Djeaton wrote:
If He can change His mind about coming back, why can't He change His mind about our forgiveness and such? While I wouldn't go as far as to say that Open Theism is heretical, I really don't like all the implications of it. When you start redefining God, it impacts everything.
Neither of the Open Theist authors I have read, have ever suggested that God may change His mind about Christ's return. Nor did either of them ever "start redefining God".
Djeaton, have you ever read a book by an Open Theist author? From what you said, I would guess that the person with whom you spoke was not representive of Open Theism's position.
As I see it, Open Theism is almost synonymous with Relational Theism.
It depicts God truly interacting with man, rather than being aloof, unaffected by man's sorrows, choosing certain individuals for eternal life and condemning the rest to hell, even though they couldn't help make the choices they did.
The Open Theists which I have read show that God does change his intention when people repent and change their ways, as in the case of not having destroyed Ninevah, though He spoke through the prophet Jonah, warning that He would destroy it in 40 days.

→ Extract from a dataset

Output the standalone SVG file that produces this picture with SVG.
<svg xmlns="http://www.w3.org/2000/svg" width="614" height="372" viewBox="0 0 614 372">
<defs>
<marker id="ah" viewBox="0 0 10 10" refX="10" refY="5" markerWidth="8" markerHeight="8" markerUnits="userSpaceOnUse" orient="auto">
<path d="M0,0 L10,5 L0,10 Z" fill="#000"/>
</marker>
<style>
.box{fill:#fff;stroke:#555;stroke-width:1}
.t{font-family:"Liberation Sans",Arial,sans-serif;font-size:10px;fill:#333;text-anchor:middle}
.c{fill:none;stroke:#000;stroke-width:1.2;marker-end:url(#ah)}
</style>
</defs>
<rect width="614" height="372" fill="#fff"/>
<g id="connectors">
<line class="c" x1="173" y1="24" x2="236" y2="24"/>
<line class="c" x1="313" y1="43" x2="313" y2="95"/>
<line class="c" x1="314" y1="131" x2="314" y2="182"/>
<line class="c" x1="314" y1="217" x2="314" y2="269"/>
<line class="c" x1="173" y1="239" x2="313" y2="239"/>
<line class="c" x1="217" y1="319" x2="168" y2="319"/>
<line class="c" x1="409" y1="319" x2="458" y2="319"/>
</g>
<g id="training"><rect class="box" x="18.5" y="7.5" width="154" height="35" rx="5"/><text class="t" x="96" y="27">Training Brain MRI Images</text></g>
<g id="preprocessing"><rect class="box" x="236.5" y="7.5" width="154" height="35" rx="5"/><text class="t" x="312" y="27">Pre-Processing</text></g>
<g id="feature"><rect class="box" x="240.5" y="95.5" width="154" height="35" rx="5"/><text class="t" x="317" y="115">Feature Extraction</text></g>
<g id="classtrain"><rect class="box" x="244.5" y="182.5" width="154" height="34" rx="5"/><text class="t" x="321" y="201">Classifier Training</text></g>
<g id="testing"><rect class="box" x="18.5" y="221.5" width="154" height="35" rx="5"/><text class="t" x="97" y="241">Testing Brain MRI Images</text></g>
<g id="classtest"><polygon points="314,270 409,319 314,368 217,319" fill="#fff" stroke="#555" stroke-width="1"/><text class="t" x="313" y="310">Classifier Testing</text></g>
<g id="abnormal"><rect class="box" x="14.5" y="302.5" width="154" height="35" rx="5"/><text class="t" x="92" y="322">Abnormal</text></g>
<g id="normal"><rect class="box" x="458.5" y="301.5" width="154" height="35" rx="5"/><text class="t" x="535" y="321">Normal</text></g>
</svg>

John Sanders wrote that God took a great risk in creating man with a free will, even though man's freedom is limited.
As for foreknowledge, both authors which I have read believe in God's omniscience and omnipotence. However they don't believe that God can know the unknoweable, or do the undoƤble. In other words contradictions are not objects of knowledge or power.
To say that God cannot create a stone so large that He cannot lift it, in no way implies that the speaker "limits God's omnipotence".

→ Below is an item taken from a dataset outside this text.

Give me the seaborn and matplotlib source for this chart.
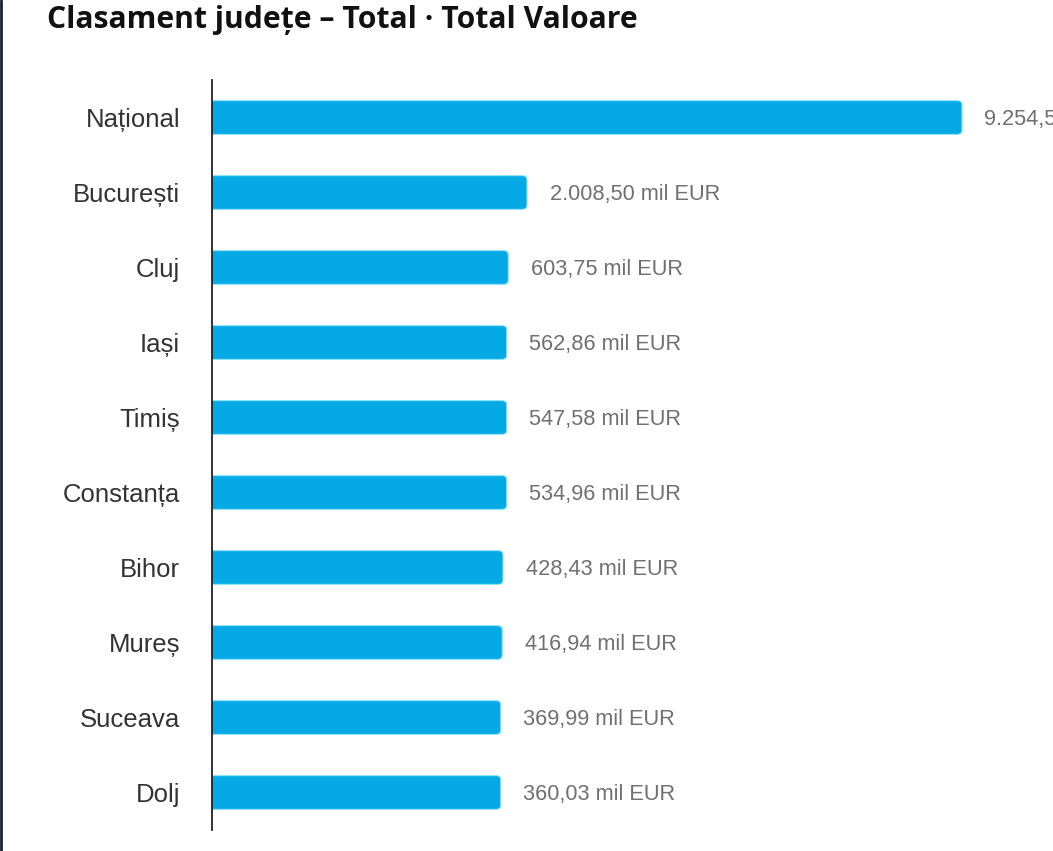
import numpy as np
import pandas as pd
import seaborn as sns
import matplotlib.pyplot as plt
from matplotlib.patches import FancyBboxPatch
from matplotlib.lines import Line2D

# Date
judete = ['Național', 'București', 'Cluj', 'Iași', 'Timiș', 'Constanța',
          'Bihor', 'Mureș', 'Suceava', 'Dolj']
valori_mil_eur = [9254.54, 2008.50, 603.75, 562.86, 547.58, 534.96,
                  428.43, 416.94, 369.99, 360.03]
# lungimea barelor asa cum apare in grafic (% din bara Național)
lungime_bara = [100.0, 42.0, 39.5, 39.3, 39.3, 39.3, 38.8, 38.7, 38.5, 38.5]

titlu = 'Clasament județe – Total · Total Valoare'


def fmt_ro(v):
    s = f"{v:,.2f}"
    s = s.replace(',', 'X').replace('.', ',').replace('X', '.')
    return f"{s} mil EUR"


df = pd.DataFrame({'judet': judete, 'valoare': valori_mil_eur, 'lungime': lungime_bara})

sns.set_theme(style='white')
plt.rcParams['font.family'] = ['Liberation Sans', 'DejaVu Sans']

fig = plt.figure(figsize=(10.53, 8.51), dpi=100)
ax = fig.add_axes([212 / 1053, 1 - 830 / 851, 1 - 212 / 1053, 750 / 851])

culoare = '#05a9e6'
sns.barplot(data=df, x='lungime', y='judet', orient='h', color=culoare,
            width=0.45, saturation=1, ax=ax)

# bare cu colturi rotunjite
ax.set_xlim(0, 841 / 7.5)
ax.set_ylim(9.5, -0.5)
for p in list(ax.patches):
    x, y = p.get_x(), p.get_y()
    w, h = p.get_width(), p.get_height()
    rb = FancyBboxPatch((x - 1, y), w + 1, h,
                        boxstyle='round,pad=0,rounding_size=0.6',
                        mutation_aspect=0.1,
                        facecolor=culoare, edgecolor='#8be4fb', linewidth=0.8)
    p.remove()
    ax.add_patch(rb)

# etichete valori (Național e taiat de marginea imaginii, ca in original)
for i, row in df.iterrows():
    ax.text(row['lungime'] + 3.0, i + 0.03, fmt_ro(row['valoare']), va='center', ha='left',
            fontsize=15.7, color='#707070', clip_on=False)

ax.set_xticks([])
ax.set_xlabel('')
ax.set_ylabel('')
ax.tick_params(axis='y', length=0, pad=23, labelsize=18.5, labelcolor='#333333')
for s in ['top', 'right', 'bottom']:
    ax.spines[s].set_visible(False)
ax.spines['left'].set_color('#222222')
ax.spines['left'].set_linewidth(1.3)
ax.spines['left'].set_zorder(5)

fig.text(47 / 1053, 1 - 20 / 851, titlu, fontsize=21.7, fontweight='bold',
         family=['Open Sans', 'DejaVu Sans'], color='#111111', va='center', ha='left')

# bordura stanga
fig.add_artist(Line2D([0.001, 0.001], [0, 1], color='#1a2030', linewidth=2,
                      transform=fig.transFigure))

fig.savefig('out.png', dpi=100, facecolor='white')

When I make the statement, "The sentence I am now uttering is false," I am in no way limiting God's omniscience when I say He cannot know whether or not I am lying. For the statement cannot be either true or false for obvious reasons. Likewise, when I say that the choices of free will agents cannot be known in advance (by God or anyone else) I am not limiting God's omnicience, since sentences about future choices are neither true not false.
Open Theism is not a
system of theology. It is belief in God relating to man in a give and take fashion. Sometimes when a nation, or even an individual appeals to God, God will change His mind. Open Theists believe God is a truly caring person who listens to people. So prayer is not merely a useless exercise, or an exercise which benefits the supplicant only. Prayer
does make a difference in the outcome of events.
Open Theists differ from each other in theology, as do Arminians and Calvinists.